Timothy Shenk, National Fellow, wrote for the Times Literary Supplement about the lasting conflict between members of the Democratic party:

Within hours of news outlets declaring that Donald Trump had been elected President in November 2016, #resist began circulating on Twitter. By December, a Google Doc composed by the former Democratic congressional staffer Ezra Levin had started to make its way among members of the self-described Resistance. “Indivisible: A practical guide for resisting the Trump agenda” offered twenty-three pages of advice – about what to say in a phone call to a senator’s office, where to sit in a town meeting, how to bring together like-minded resisters. One year and some $6 million in fundraising later, Indivisible has a staff of about forty in its Washington headquarters, and more than 6,000 local chapters.

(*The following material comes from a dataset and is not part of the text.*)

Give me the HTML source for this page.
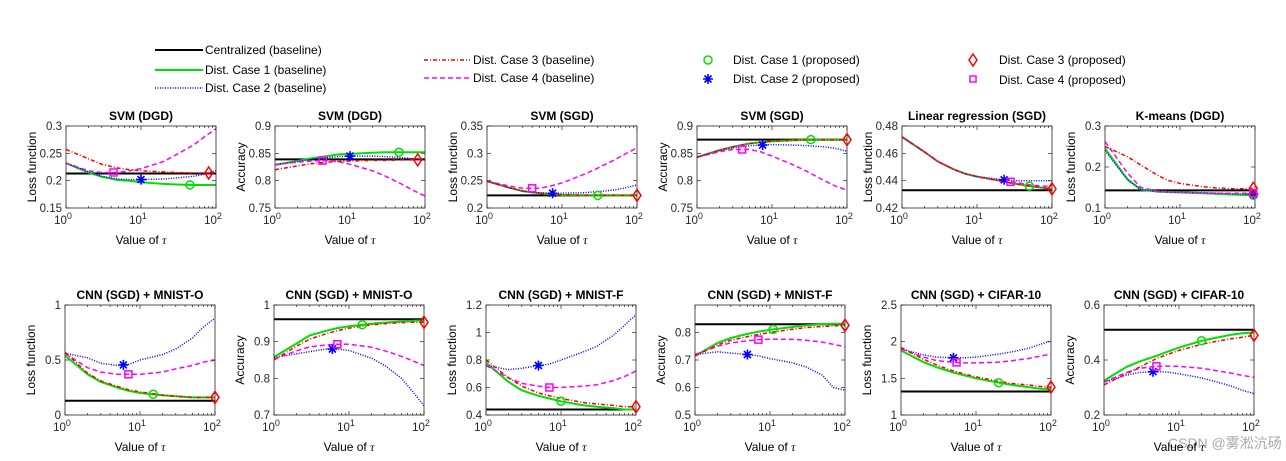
<!DOCTYPE html>
<html><head><meta charset="utf-8"><style>
html,body{margin:0;padding:0;background:#fff;}
svg{display:block;font-family:"Liberation Sans",Arial,sans-serif;}
</style></head><body>
<svg id="fig" width="1286" height="461" viewBox="0 0 1286 461" xmlns="http://www.w3.org/2000/svg">
<g id="legend" font-size="12" fill="#000">
 <g><line x1="155" y1="50" x2="203" y2="50" stroke="#000" stroke-width="2"/><text x="205" y="54">Centralized (baseline)</text></g>
 <g><line x1="155" y1="70" x2="203" y2="70" stroke="#00e000" stroke-width="2"/><text x="205" y="74">Dist. Case 1 (baseline)</text></g>
 <g><line x1="155" y1="88" x2="203" y2="88" stroke="#0000ff" stroke-width="1.5" stroke-dasharray="1,1.5"/><text x="205" y="92">Dist. Case 2 (baseline)</text></g>
 <g><line x1="424" y1="60" x2="470" y2="60" stroke="#ff0000" stroke-width="1.5" stroke-dasharray="4,2,1,2"/><text x="473" y="64">Dist. Case 3 (baseline)</text></g>
 <g><line x1="424" y1="78" x2="470" y2="78" stroke="#ff00ff" stroke-width="1.5" stroke-dasharray="5,3"/><text x="473" y="82">Dist. Case 4 (baseline)</text></g>
 <g><circle cx="708" cy="60" r="4" fill="none" stroke="#00e000" stroke-width="1.5"/><text x="733" y="64">Dist. Case 1 (proposed)</text></g>
 <g><path d="M703,79 H713 M708,74 V84 M704.5,75.5 L711.5,82.5 M704.5,82.5 L711.5,75.5" stroke="#0000ff" stroke-width="1.6"/><text x="733" y="83">Dist. Case 2 (proposed)</text></g>
 <g><path d="M973,54 L977,60 L973,66 L969,60 Z" fill="none" stroke="#ff0000" stroke-width="1.5"/><text x="999" y="64">Dist. Case 3 (proposed)</text></g>
 <g><rect x="970" y="76" width="6" height="6" fill="none" stroke="#ff00ff" stroke-width="1.5"/><text x="999" y="84">Dist. Case 4 (proposed)</text></g>
</g>
<text x="1168" y="448" font-size="14" fill="#aaa" font-family="Liberation Sans, Noto Sans CJK SC, sans-serif">CSDN @雾淞沆砀</text>
</svg>
<script>
const taus = [1,2,3,5,7,10,20,30,50,70,100];
const titles = ["SVM (DGD)","SVM (DGD)","SVM (SGD)","SVM (SGD)","Linear regression (SGD)","K-means (DGD)",
 "CNN (SGD) + MNIST-O","CNN (SGD) + MNIST-O","CNN (SGD) + MNIST-F","CNN (SGD) + MNIST-F","CNN (SGD) + CIFAR-10","CNN (SGD) + CIFAR-10"];
const ylabels = ["Loss function","Accuracy","Loss function","Accuracy","Loss function","Loss function",
 "Loss function","Accuracy","Loss function","Accuracy","Loss function","Accuracy"];
const yRanges = [[0.15,0.3],[0.75,0.9],[0.2,0.35],[0.75,0.9],[0.42,0.48],[0.1,0.3],[0,1],[0.7,1],[0.4,1.2],[0.5,0.9],[1,2.5],[0.2,0.6]];
const yTicks = [[0.15,0.2,0.25,0.3],[0.75,0.8,0.85,0.9],[0.2,0.25,0.3,0.35],[0.75,0.8,0.85,0.9],[0.42,0.44,0.46,0.48],[0.1,0.2,0.3],
 [0,0.5,1],[0.7,0.8,0.9,1],[0.4,0.6,0.8,1,1.2],[0.5,0.6,0.7,0.8],[1,1.5,2,2.5],[0.2,0.4,0.6]];
const centralized = [0.213,0.839,0.223,0.875,0.433,0.143,0.13,0.961,0.44,0.83,1.32,0.51];
const case1 = [
 [0.232,0.215,0.207,0.201,0.200,0.197,0.194,0.193,0.192,0.192,0.192],
 [0.829,0.836,0.841,0.845,0.848,0.849,0.851,0.852,0.852,0.852,0.852],
 [0.249,0.237,0.231,0.227,0.225,0.224,0.223,0.223,0.223,0.223,0.223],
 [0.843,0.856,0.862,0.868,0.870,0.872,0.874,0.875,0.875,0.875,0.875],
 [0.472,0.461,0.454,0.448,0.445,0.443,0.440,0.438,0.436,0.435,0.434],
 [0.245,0.170,0.145,0.140,0.139,0.138,0.136,0.135,0.133,0.132,0.131],
 [0.54,0.37,0.30,0.25,0.22,0.20,0.18,0.17,0.16,0.16,0.16],
 [0.858,0.895,0.917,0.930,0.937,0.942,0.949,0.952,0.955,0.957,0.958],
 [0.78,0.64,0.58,0.54,0.52,0.50,0.47,0.46,0.45,0.44,0.44],
 [0.715,0.762,0.780,0.795,0.803,0.810,0.820,0.826,0.830,0.832,0.832],
 [1.88,1.72,1.65,1.58,1.54,1.50,1.44,1.41,1.38,1.36,1.35],
 [0.325,0.375,0.395,0.415,0.430,0.445,0.470,0.480,0.492,0.497,0.500]];
const case2 = [
 [0.232,0.216,0.208,0.203,0.202,0.202,0.203,0.205,0.208,0.212,0.218],
 [0.829,0.835,0.839,0.842,0.844,0.845,0.845,0.844,0.842,0.840,0.838],
 [0.249,0.237,0.231,0.228,0.227,0.227,0.228,0.230,0.233,0.237,0.242],
 [0.843,0.855,0.860,0.864,0.865,0.866,0.865,0.864,0.862,0.859,0.854],
 [0.472,0.461,0.454,0.448,0.445,0.443,0.441,0.440,0.440,0.440,0.440],
 [0.240,0.168,0.145,0.140,0.139,0.138,0.137,0.136,0.135,0.134,0.134],
 [0.56,0.52,0.47,0.45,0.46,0.50,0.55,0.60,0.70,0.80,0.88],
 [0.857,0.867,0.873,0.880,0.880,0.876,0.855,0.835,0.800,0.765,0.725],
 [0.76,0.73,0.74,0.76,0.77,0.80,0.86,0.90,0.98,1.05,1.13],
 [0.72,0.73,0.725,0.72,0.715,0.705,0.69,0.675,0.645,0.60,0.59],
 [1.90,1.82,1.79,1.78,1.78,1.79,1.83,1.86,1.91,1.96,2.01],
 [0.32,0.345,0.355,0.358,0.356,0.350,0.335,0.322,0.305,0.290,0.278]];
const case3 = [
 [0.257,0.240,0.230,0.223,0.220,0.218,0.216,0.215,0.214,0.214,0.214],
 [0.820,0.827,0.831,0.834,0.835,0.836,0.837,0.837,0.838,0.838,0.838],
 [0.249,0.237,0.231,0.227,0.225,0.224,0.223,0.223,0.223,0.223,0.223],
 [0.843,0.856,0.862,0.868,0.870,0.872,0.874,0.875,0.875,0.875,0.875],
 [0.472,0.461,0.454,0.448,0.445,0.443,0.440,0.438,0.436,0.435,0.434],
 [0.250,0.225,0.205,0.180,0.167,0.160,0.152,0.149,0.147,0.147,0.148],
 [0.57,0.38,0.31,0.26,0.23,0.21,0.18,0.17,0.16,0.16,0.16],
 [0.850,0.888,0.907,0.922,0.930,0.937,0.946,0.949,0.952,0.953,0.953],
 [0.80,0.67,0.61,0.56,0.54,0.52,0.49,0.48,0.47,0.46,0.46],
 [0.715,0.755,0.772,0.785,0.793,0.800,0.812,0.818,0.822,0.824,0.826],
 [1.92,1.76,1.68,1.60,1.56,1.52,1.46,1.43,1.41,1.39,1.38],
 [0.31,0.350,0.375,0.405,0.420,0.435,0.457,0.467,0.477,0.483,0.490]];
const case4 = [
 [0.232,0.218,0.215,0.215,0.218,0.222,0.235,0.248,0.265,0.280,0.295],
 [0.829,0.834,0.836,0.837,0.835,0.830,0.818,0.808,0.793,0.782,0.772],
 [0.249,0.240,0.236,0.236,0.240,0.246,0.262,0.273,0.288,0.299,0.310],
 [0.843,0.853,0.857,0.857,0.853,0.845,0.828,0.816,0.800,0.790,0.783],
 [0.472,0.461,0.454,0.448,0.445,0.443,0.440,0.439,0.437,0.436,0.436],
 [0.262,0.185,0.150,0.141,0.139,0.138,0.137,0.136,0.136,0.136,0.136],
 [0.56,0.43,0.39,0.37,0.37,0.37,0.39,0.42,0.45,0.48,0.50],
 [0.852,0.875,0.886,0.891,0.893,0.893,0.885,0.875,0.860,0.848,0.835],
 [0.76,0.67,0.63,0.61,0.60,0.60,0.61,0.62,0.65,0.68,0.72],
 [0.72,0.75,0.762,0.770,0.774,0.776,0.775,0.772,0.765,0.757,0.748],
 [1.90,1.79,1.74,1.72,1.71,1.71,1.72,1.74,1.77,1.80,1.83],
 [0.32,0.355,0.370,0.377,0.378,0.377,0.370,0.362,0.352,0.344,0.337]];
const markTau1 = [45,45,30,33,50,95,15,15,10,11,20,20];
const markTau2 = [10,10,7.5,7.5,23,95,6,6,5,5,5,4.5];
const markTau3 = [80,80,100,100,100,95,100,100,100,100,100,100];
const markTau4 = [4.3,4.3,4,4,28,95,7,7,7,7,5.5,5];

const NS="http://www.w3.org/2000/svg";
const svg=document.getElementById('fig');
function mk(tag,attrs,parent){const e=document.createElementNS(NS,tag);for(const k in attrs)e.setAttribute(k,attrs[k]);parent.appendChild(e);return e;}
function interp(arr,t){const lt=Math.log10(t);for(let i=0;i<taus.length-1;i++){const a=Math.log10(taus[i]),b=Math.log10(taus[i+1]);if(lt<=b){const f=(lt-a)/(b-a);return arr[i]+(arr[i+1]-arr[i])*f;}}return arr[arr.length-1];}
const topX=[66,275,487,697,902,1105], botX=[65,274,486,695,901,1104];
const W=150;
for(let p=0;p<12;p++){
 const row=p<6?0:1;
 const x0=row?botX[p-6]:topX[p];
 const y0=row?305:126, H=row?110:82;
 const [ymin,ymax]=yRanges[p];
 const sx=t=>x0+Math.log10(t)/2*W;
 const sy=v=>y0+H-(v-ymin)/(ymax-ymin)*H;
 const g=mk('g',{},svg);
 
 
 const t=mk('text',{x:x0+W/2,y:y0-6,'text-anchor':'middle','font-size':12,'font-weight':'bold'},g);
 t.textContent=titles[p];
 
 
 const yl=mk('text',{x:0,y:0,'text-anchor':'middle','font-size':12,transform:`translate(${x0-30},${y0+H/2}) rotate(-90)`},g);
 yl.textContent=ylabels[p];
 
 
 const xl=mk('text',{x:x0+W/2,y:y0+H+36,'text-anchor':'middle','font-size':12},g);
 xl.innerHTML='Value of <tspan font-family="Liberation Serif, serif" font-style="italic">τ</tspan>';
 
 
 const cid='clip'+p;
 const cp=mk('clipPath',{id:cid},g);mk('rect',{x:x0,y:y0,width:W,height:H},cp);
 const plot=mk('g',{'clip-path':`url(#${cid})`},g);
 const styles=[
  {d:case1[p],c:'#00e000',w:2,da:'',n:'line-case1-baseline'},
  {d:case2[p],c:'#0000ff',w:1.5,da:'1,1.5',n:'line-case2-baseline'},
  {d:case4[p],c:'#ff00ff',w:1.5,da:'5,3',n:'line-case4-baseline'},
  {d:case3[p],c:'#ff0000',w:1.5,da:'4,2,1,2',n:'line-case3-baseline'}];
 const cl=mk('line',{x1:x0,x2:x0+W,y1:sy(centralized[p]),y2:sy(centralized[p]),stroke:'#000','stroke-width':2},plot);
 
 
 for(const s of styles){
  const pts=taus.map((tt,i)=>sx(tt).toFixed(1)+','+sy(s.d[i]).toFixed(1)).join(' ');
  const pl=mk('polyline',{points:pts,fill:'none',stroke:s.c,'stroke-width':s.w,'stroke-dasharray':s.da},plot);
  
  
 }
 const box=mk('rect',{x:x0,y:y0,width:W,height:H,fill:'none',stroke:'#262626','stroke-width':0.8},g);
 
 
 for(let e=0;e<=2;e++){
  for(let m=1;m<=9;m++){
   if(e==2&&m>1)break;
   const xx=sx(m*Math.pow(10,e)), L=m==1?4:2;
   mk('line',{x1:xx,x2:xx,y1:y0+H,y2:y0+H-L,stroke:'#262626','stroke-width':0.7},g);
   mk('line',{x1:xx,x2:xx,y1:y0,y2:y0+L,stroke:'#262626','stroke-width':0.7},g);
  }
  const tl=mk('text',{x:sx(Math.pow(10,e))-3,y:y0+H+16,'text-anchor':'middle','font-size':11.5,fill:'#262626'},g);
  tl.innerHTML='10<tspan dy="-5" font-size="9">'+e+'</tspan>';
  
  
 }
 for(const v of yTicks[p]){
  const yy=sy(v);
  mk('line',{x1:x0,x2:x0+4,y1:yy,y2:yy,stroke:'#262626','stroke-width':0.7},g);
  mk('line',{x1:x0+W,x2:x0+W-4,y1:yy,y2:yy,stroke:'#262626','stroke-width':0.7},g);
  const yt=mk('text',{x:x0-4,y:yy+4,'text-anchor':'end','font-size':11.5,fill:'#262626'},g);
  yt.textContent=String(v);
  
  
 }
 let mx=sx(markTau1[p]),my=sy(interp(case1[p],markTau1[p]));
 const m1=mk('circle',{cx:mx,cy:my,r:4,fill:'none',stroke:'#00e000','stroke-width':1.5},g);
 
 
 mx=sx(markTau2[p]);my=sy(interp(case2[p],markTau2[p]));
 const m2=mk('path',{d:`M${mx-5},${my} H${mx+5} M${mx},${my-5} V${my+5} M${mx-3.5},${my-3.5} L${mx+3.5},${my+3.5} M${mx-3.5},${my+3.5} L${mx+3.5},${my-3.5}`,stroke:'#0000ff','stroke-width':1.6},g);
 
 
 mx=sx(markTau3[p]);my=sy(interp(case3[p],markTau3[p]));
 const m3=mk('path',{d:`M${mx},${my-6} L${mx+4},${my} L${mx},${my+6} L${mx-4},${my} Z`,fill:'none',stroke:'#ff0000','stroke-width':1.5},g);
 
 
 mx=sx(markTau4[p]);my=sy(interp(case4[p],markTau4[p]));
 const m4=mk('rect',{x:mx-3.5,y:my-3.5,width:7,height:7,fill:'none',stroke:'#ff00ff','stroke-width':1.5},g);
 
 
}
</script>
</body></html>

Indivisible is not alone. Money and volunteers have poured into organizations with names like Our Revolution, #KnockEveryDoor, Emerge America, Operation 45, Run for Something, Color of Change, Movement Match and the Pussyhat Project. One (unidentified) long-standing Democratic activist told the New York Times, “The growth in activism that these groups have both spurred and harnessed outstrips anything I have seen in decades previously”. By September 2017, over 400 Democratic House candidates had already raised more than $5,000 for their 2018 campaigns, more than four times the total among Republicans.